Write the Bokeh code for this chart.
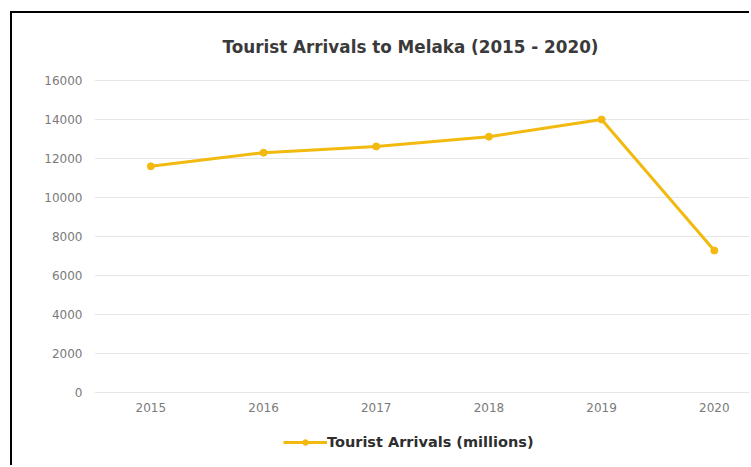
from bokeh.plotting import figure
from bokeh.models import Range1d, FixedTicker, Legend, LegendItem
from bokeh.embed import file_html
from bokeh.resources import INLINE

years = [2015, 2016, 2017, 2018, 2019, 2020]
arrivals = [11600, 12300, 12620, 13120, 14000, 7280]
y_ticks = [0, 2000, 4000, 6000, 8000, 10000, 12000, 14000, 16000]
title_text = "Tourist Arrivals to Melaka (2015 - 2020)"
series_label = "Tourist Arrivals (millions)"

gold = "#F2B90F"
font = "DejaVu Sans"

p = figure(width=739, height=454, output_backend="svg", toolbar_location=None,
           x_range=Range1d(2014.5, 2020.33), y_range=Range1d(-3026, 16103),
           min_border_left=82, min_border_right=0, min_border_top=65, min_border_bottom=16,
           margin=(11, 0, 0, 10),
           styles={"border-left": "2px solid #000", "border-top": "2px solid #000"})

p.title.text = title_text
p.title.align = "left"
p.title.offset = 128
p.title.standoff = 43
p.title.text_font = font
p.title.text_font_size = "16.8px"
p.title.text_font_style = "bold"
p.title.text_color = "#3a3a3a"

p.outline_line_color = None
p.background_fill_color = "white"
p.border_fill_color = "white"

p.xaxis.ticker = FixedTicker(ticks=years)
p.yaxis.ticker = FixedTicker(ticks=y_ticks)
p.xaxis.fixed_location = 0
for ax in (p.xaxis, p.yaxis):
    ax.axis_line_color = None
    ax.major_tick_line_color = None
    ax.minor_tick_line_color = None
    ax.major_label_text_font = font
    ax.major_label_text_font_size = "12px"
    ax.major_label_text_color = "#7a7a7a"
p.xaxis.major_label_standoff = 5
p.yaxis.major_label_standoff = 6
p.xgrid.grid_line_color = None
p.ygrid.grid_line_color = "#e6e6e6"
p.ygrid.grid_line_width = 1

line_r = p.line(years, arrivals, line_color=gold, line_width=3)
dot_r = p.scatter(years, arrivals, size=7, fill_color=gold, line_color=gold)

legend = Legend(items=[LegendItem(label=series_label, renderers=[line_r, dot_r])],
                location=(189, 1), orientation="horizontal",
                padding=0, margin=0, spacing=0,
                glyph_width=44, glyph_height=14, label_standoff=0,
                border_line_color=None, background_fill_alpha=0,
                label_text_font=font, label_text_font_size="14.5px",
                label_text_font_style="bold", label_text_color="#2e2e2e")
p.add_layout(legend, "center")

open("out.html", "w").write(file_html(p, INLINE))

^^^^^^^^^^^^^^^^

**Problem description**
Transcribe exactly, with no pictures, the lines running from the first line of the material through the line holding "p.ygrid.grid_line_width = 1".

**Full solution**
Write the Bokeh code for this chart.
from bokeh.plotting import figure
from bokeh.models import Range1d, FixedTicker, Legend, LegendItem
from bokeh.embed import file_html
from bokeh.resources import INLINE

years = [2015, 2016, 2017, 2018, 2019, 2020]
arrivals = [11600, 12300, 12620, 13120, 14000, 7280]
y_ticks = [0, 2000, 4000, 6000, 8000, 10000, 12000, 14000, 16000]
title_text = "Tourist Arrivals to Melaka (2015 - 2020)"
series_label = "Tourist Arrivals (millions)"

gold = "#F2B90F"
font = "DejaVu Sans"

p = figure(width=739, height=454, output_backend="svg", toolbar_location=None,
           x_range=Range1d(2014.5, 2020.33), y_range=Range1d(-3026, 16103),
           min_border_left=82, min_border_right=0, min_border_top=65, min_border_bottom=16,
           margin=(11, 0, 0, 10),
           styles={"border-left": "2px solid #000", "border-top": "2px solid #000"})

p.title.text = title_text
p.title.align = "left"
p.title.offset = 128
p.title.standoff = 43
p.title.text_font = font
p.title.text_font_size = "16.8px"
p.title.text_font_style = "bold"
p.title.text_color = "#3a3a3a"

p.outline_line_color = None
p.background_fill_color = "white"
p.border_fill_color = "white"

p.xaxis.ticker = FixedTicker(ticks=years)
p.yaxis.ticker = FixedTicker(ticks=y_ticks)
p.xaxis.fixed_location = 0
for ax in (p.xaxis, p.yaxis):
    ax.axis_line_color = None
    ax.major_tick_line_color = None
    ax.minor_tick_line_color = None
    ax.major_label_text_font = font
    ax.major_label_text_font_size = "12px"
    ax.major_label_text_color = "#7a7a7a"
p.xaxis.major_label_standoff = 5
p.yaxis.major_label_standoff = 6
p.xgrid.grid_line_color = None
p.ygrid.grid_line_color = "#e6e6e6"
p.ygrid.grid_line_width = 1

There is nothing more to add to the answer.